Set down the data below without change, skipping the pictures it holds.

Source excerpt -
• • • • • • •

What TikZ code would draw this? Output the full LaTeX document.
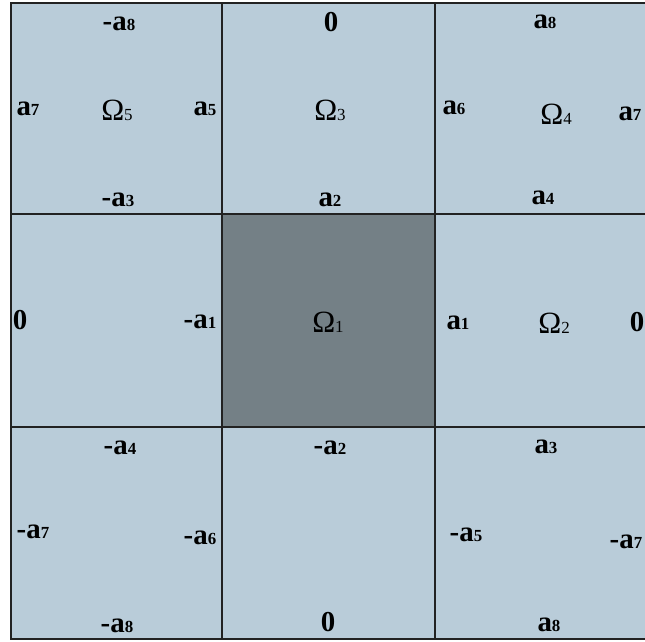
\documentclass[tikz,border=0pt]{standalone}
\usepackage{fontspec}
\setmainfont{Liberation Serif}
\definecolor{cellblue}{HTML}{B9CCD9}
\definecolor{celldark}{HTML}{748086}
\definecolor{gridline}{HTML}{222222}
\newcommand{\sbx}[1]{{\fontsize{17}{17}\selectfont #1}}
\begin{document}
\begin{tikzpicture}[x=1bp,y=-1bp,
  lbl/.style={inner sep=0pt, font=\fontsize{29}{29}\selectfont\bfseries},
  om/.style={inner sep=0pt, font=\fontsize{31}{31}\selectfont},
  gridln/.style={draw=gridline, line width=2bp}]
\useasboundingbox (0,0) rectangle (645,642);
\fill[cellblue] (11,3) rectangle (645,639);
\fill[celldark] (222,214) rectangle (435,427);
\draw[gridln] (645,3) -- (11,3) -- (11,639) -- (645,639);
\draw[gridln] (222,3) -- (222,639);
\draw[gridln] (435,3) -- (435,639);
\draw[gridln] (11,214) -- (645,214);
\draw[gridln] (11,427) -- (645,427);
% top-left cell
\node[lbl] (tl1) at (119,24) {-a\sbx{8}};
\node[lbl] (tl2) at (28,109) {a\sbx{7}};
\node[om]  (om5) at (117,110) {Ω\sbx{5}};
\node[lbl] (tl3) at (205,109) {a\sbx{5}};
\node[lbl] (tl4) at (118,200) {-a\sbx{3}};
% top-middle
\node[lbl] (tm1) at (331,22) {0};
\node[om]  (om3) at (330,110) {Ω\sbx{3}};
\node[lbl] (tm2) at (330,200) {a\sbx{2}};
% top-right
\node[lbl] (tr1) at (545,22) {a\sbx{8}};
\node[lbl] (tr2) at (454,108) {a\sbx{6}};
\node[om]  (om4) at (556,114) {Ω\sbx{4}};
\node[lbl] (tr3) at (630,114) {a\sbx{7}};
\node[lbl] (tr4) at (543,198) {a\sbx{4}};
% middle-left
\node[lbl] (ml1) at (20,320) {0};
\node[lbl] (ml2) at (200,322) {-a\sbx{1}};
% center
\node[om]  (om1) at (328,322) {Ω\sbx{1}};
% middle-right
\node[lbl] (mr1) at (458,323) {a\sbx{1}};
\node[om]  (om2) at (554,323) {Ω\sbx{2}};
\node[lbl] (mr2) at (637,322) {0};
% bottom-left
\node[lbl] (bl1) at (120,448) {-a\sbx{4}};
\node[lbl] (bl2) at (33,532) {-a\sbx{7}};
\node[lbl] (bl3) at (200,538) {-a\sbx{6}};
\node[lbl] (bl4) at (117,626) {-a\sbx{8}};
% bottom-middle
\node[lbl] (bm1) at (330,448) {-a\sbx{2}};
\node[lbl] (bm2) at (328,622) {0};
% bottom-right
\node[lbl] (br1) at (546,447) {a\sbx{3}};
\node[lbl] (br2) at (466,535) {-a\sbx{5}};
\node[lbl] (br3) at (626,542) {-a\sbx{7}};
\node[lbl] (br4) at (549,625) {a\sbx{8}};
\end{tikzpicture}
\end{document}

• • • • • • •

Solved problem -
What TikZ code would draw this? Output the full LaTeX document.
\documentclass[tikz,border=0pt]{standalone}
\usepackage{fontspec}
\setmainfont{Liberation Serif}
\definecolor{cellblue}{HTML}{B9CCD9}
\definecolor{celldark}{HTML}{748086}
\definecolor{gridline}{HTML}{222222}
\newcommand{\sbx}[1]{{\fontsize{17}{17}\selectfont #1}}
\begin{document}
\begin{tikzpicture}[x=1bp,y=-1bp,
  lbl/.style={inner sep=0pt, font=\fontsize{29}{29}\selectfont\bfseries},
  om/.style={inner sep=0pt, font=\fontsize{31}{31}\selectfont},
  gridln/.style={draw=gridline, line width=2bp}]
\useasboundingbox (0,0) rectangle (645,642);
\fill[cellblue] (11,3) rectangle (645,639);
\fill[celldark] (222,214) rectangle (435,427);
\draw[gridln] (645,3) -- (11,3) -- (11,639) -- (645,639);
\draw[gridln] (222,3) -- (222,639);
\draw[gridln] (435,3) -- (435,639);
\draw[gridln] (11,214) -- (645,214);
\draw[gridln] (11,427) -- (645,427);
% top-left cell
\node[lbl] (tl1) at (119,24) {-a\sbx{8}};
\node[lbl] (tl2) at (28,109) {a\sbx{7}};
\node[om]  (om5) at (117,110) {Ω\sbx{5}};
\node[lbl] (tl3) at (205,109) {a\sbx{5}};
\node[lbl] (tl4) at (118,200) {-a\sbx{3}};
% top-middle
\node[lbl] (tm1) at (331,22) {0};
\node[om]  (om3) at (330,110) {Ω\sbx{3}};
\node[lbl] (tm2) at (330,200) {a\sbx{2}};
% top-right
\node[lbl] (tr1) at (545,22) {a\sbx{8}};
\node[lbl] (tr2) at (454,108) {a\sbx{6}};
\node[om]  (om4) at (556,114) {Ω\sbx{4}};
\node[lbl] (tr3) at (630,114) {a\sbx{7}};
\node[lbl] (tr4) at (543,198) {a\sbx{4}};
% middle-left
\node[lbl] (ml1) at (20,320) {0};
\node[lbl] (ml2) at (200,322) {-a\sbx{1}};
% center
\node[om]  (om1) at (328,322) {Ω\sbx{1}};
% middle-right
\node[lbl] (mr1) at (458,323) {a\sbx{1}};
\node[om]  (om2) at (554,323) {Ω\sbx{2}};
\node[lbl] (mr2) at (637,322) {0};
% bottom-left
\node[lbl] (bl1) at (120,448) {-a\sbx{4}};
\node[lbl] (bl2) at (33,532) {-a\sbx{7}};
\node[lbl] (bl3) at (200,538) {-a\sbx{6}};
\node[lbl] (bl4) at (117,626) {-a\sbx{8}};
% bottom-middle
\node[lbl] (bm1) at (330,448) {-a\sbx{2}};
\node[lbl] (bm2) at (328,622) {0};
% bottom-right
\node[lbl] (br1) at (546,447) {a\sbx{3}};
\node[lbl] (br2) at (466,535) {-a\sbx{5}};
\node[lbl] (br3) at (626,542) {-a\sbx{7}};
\node[lbl] (br4) at (549,625) {a\sbx{8}};
\end{tikzpicture}
\end{document}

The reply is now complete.